Alors, sans se méfier, on en déroule vite fait un mètre
pour voir...et c'est le choc: Une marée
nous submerge, et du plus profond de notre mémoire jaillissent pèle-mêle
éclats de rire et poignées de mains, exploits d'un jour, senteurs subtiles du
ciel dans l'azur des pins. Étreintes passionnées... Bonheurs éphémères.
Ces sensations délicates qu'on croyait perdues semblent
liées par une étrange alchimie aux tons délavés des motifs désuets du papier
peint de notre jeunesse qui confèrent à la tapisserie la plus ordinaire
l'étonnante faculté de raviver le souvenir fugace d'émotions enfouies.
Comment?
Un bon peintre vous livrerait sans doute une partie du
secret.
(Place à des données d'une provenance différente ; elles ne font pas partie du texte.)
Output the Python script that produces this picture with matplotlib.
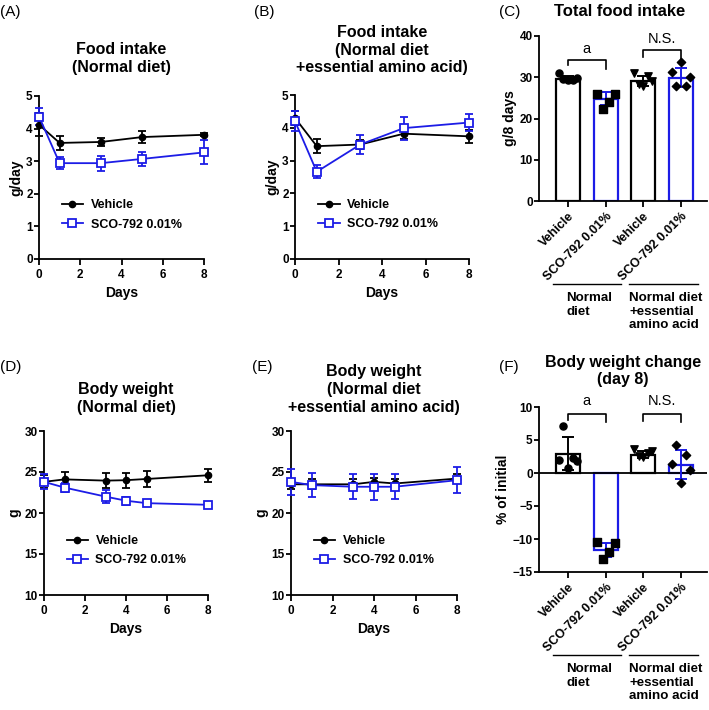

Le photographe, ignorant, se contente d'être au bon endroit au bon
moment.
Pour jouir de
l'espace et du temps.
Comme un enfant.
A Roc-Extrême aussi on est comme des enfants: On cherche
l'équilibre, on se fait peur pour se rassurer, on touche au gaz.
On est libre.
On vient de remettre la main sur le vieux papier peint.
Dès lors, le doux parfum délicieusement nostalgique des
premières heures du pan peut nous grimper en tête .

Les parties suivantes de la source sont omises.